Parts of the Clarence Valley in drought.
Parts of the Clarence Valley in drought. Department of Primary Industires

VALLEY IN DROUGHT: Farms fight frost, high cost

"RELATIVE to the rest of the state, we are doing ok."

As NSW is declared 100 per cent in drought, member for Page Kevin Hogan says the Clarence Valley, compared with the rest of the state, is not in dire straights, but it's still not looking good. "We've had a lot of severe frost in our region and spring is usually our dry season, so there will be pressure on our agricultural grazing," he said.

"There is no getting around this... in some parts they are talking this is the worst drought they've seen in 40 or 50 years, it's a dire situation."

Mr Hogan said while the NSW Government look after the stock, transport of water and feed, the Federal Government looked after the families.

"Farming families will now receive up to a total of $28,000 a year in assistance following a boost of up to $12,000 per annum to FHA for eligible households," he said of recent Farm Household Allowance changes.

"We are talking about this as a government almost daily... this is a fluid situation, if it does not rain, there will be more and more assistance given."

Dairy Australia managing director Dr David Nation has said the high demand for feed is causing price increases and shortages on the east coast, including Page.

Out of a horrible situation, Mr Hogan said, the community spirit rallying behind the farmers in drought-affected areas was a wonderful thing.

"Like JoJo Newby in the Clarence, (people) are doing things off their own back," he said.

"I've spoken to personal friends who live out west, they get assistance from the government, but the thing that touches their heart is the community stuff, it shows that people care.

"The emotional support for them, it's really helpful."

According to the Department of Primary Industries, June and July have been much drier than expected, resulting in failing crops, water shortages and a diminishing supply of fodder to sustain stock.

NSW Minister for Primary Industries Niall Blair said this latest update confirmed what many farmers across the state had seen, with only 0-10mm of rain recorded over the past month in the Western, North-West and Central areas of NSW.

"This is tough, there isn't a person in the state that isn't hoping to see some rain for our farmers and regional communities," Mr Blair said.

"Producers are now faced with some very difficult decisions on whether to graze sown crops or rely on potential rainfall in the next two months in order to increase yield production.

"Some areas of the state did receive some welcome rainfall this month that has provided a little relief for stock and domestic water; unfortunately, though, it will not even come close to the recovery needed for most farmers.

"The forecast suggests an increase of drier than normal conditions for the next three months across the majority of NSW but I want every farmer and community to know that we will stand with them through this challenging time and continue to make sure we have the right support available."

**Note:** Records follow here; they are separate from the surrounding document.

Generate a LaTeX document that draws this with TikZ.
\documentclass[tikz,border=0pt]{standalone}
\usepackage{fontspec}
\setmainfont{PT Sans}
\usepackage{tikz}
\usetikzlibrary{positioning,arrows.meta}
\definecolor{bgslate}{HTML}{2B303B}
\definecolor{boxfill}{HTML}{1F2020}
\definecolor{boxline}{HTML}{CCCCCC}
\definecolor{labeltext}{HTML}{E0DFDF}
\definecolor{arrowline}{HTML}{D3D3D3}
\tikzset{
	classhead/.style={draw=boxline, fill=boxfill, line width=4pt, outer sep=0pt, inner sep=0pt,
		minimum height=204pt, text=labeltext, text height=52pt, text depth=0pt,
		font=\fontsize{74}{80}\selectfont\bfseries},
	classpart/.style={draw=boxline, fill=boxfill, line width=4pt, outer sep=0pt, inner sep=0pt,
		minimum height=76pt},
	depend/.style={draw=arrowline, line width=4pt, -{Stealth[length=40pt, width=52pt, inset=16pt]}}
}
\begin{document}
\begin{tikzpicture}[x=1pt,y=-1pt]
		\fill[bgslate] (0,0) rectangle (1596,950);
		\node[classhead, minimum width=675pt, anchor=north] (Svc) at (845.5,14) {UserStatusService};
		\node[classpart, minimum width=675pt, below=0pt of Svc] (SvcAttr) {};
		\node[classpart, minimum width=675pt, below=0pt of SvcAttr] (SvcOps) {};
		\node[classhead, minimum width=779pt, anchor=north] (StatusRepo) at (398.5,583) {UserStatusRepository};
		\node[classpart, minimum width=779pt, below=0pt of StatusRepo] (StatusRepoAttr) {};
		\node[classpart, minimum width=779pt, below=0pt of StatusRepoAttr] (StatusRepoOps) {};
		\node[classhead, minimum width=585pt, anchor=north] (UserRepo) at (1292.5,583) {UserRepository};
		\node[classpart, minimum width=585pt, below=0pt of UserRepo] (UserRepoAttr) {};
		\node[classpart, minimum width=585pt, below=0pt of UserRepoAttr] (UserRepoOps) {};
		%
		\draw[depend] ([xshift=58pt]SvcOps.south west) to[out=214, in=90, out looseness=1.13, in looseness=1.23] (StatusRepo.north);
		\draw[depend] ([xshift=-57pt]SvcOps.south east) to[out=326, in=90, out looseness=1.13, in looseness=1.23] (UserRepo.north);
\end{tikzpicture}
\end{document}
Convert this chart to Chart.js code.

For a map of all drought affected areas in NSW, head to: edis.dpi.nsw.gov.au

WATER NOT AN ISSUE IN THE VALLEY

Despite NSW being declared in drought, there are no current problems with our town water supply according to Clarence Valley Council.

Water cycle manager Greg Mashiah said the Clarence water supply came from two sources - the Nymboida River and the Shannon Creek Dam.

"We have a licence to extract water from the Nymboida River while the flow is more than 225 megalitres a day," he said.

"There are some exceptions, but we generally only take water from the Shannon Creek Dam when the flows in the Nymboida drop below that 225 megalitre daily flow.

"At the moment it's flowing at about 250 megalitres a day so we are still extracting from there.

"If there's no rain in the next 10 days or so - and the forecast suggests there won't be - we'd expect the flow to fall below the 225 megalitre trigger and we would start drawing supply from the Shannon Creek Dam."

The dam is currently above 99% capacity.

"Under normal consumption rates we'd probably have about 150 days of supply before we needed to consider restrictions," he said."

However, Mr Mashiah did encourage people to use water wisely.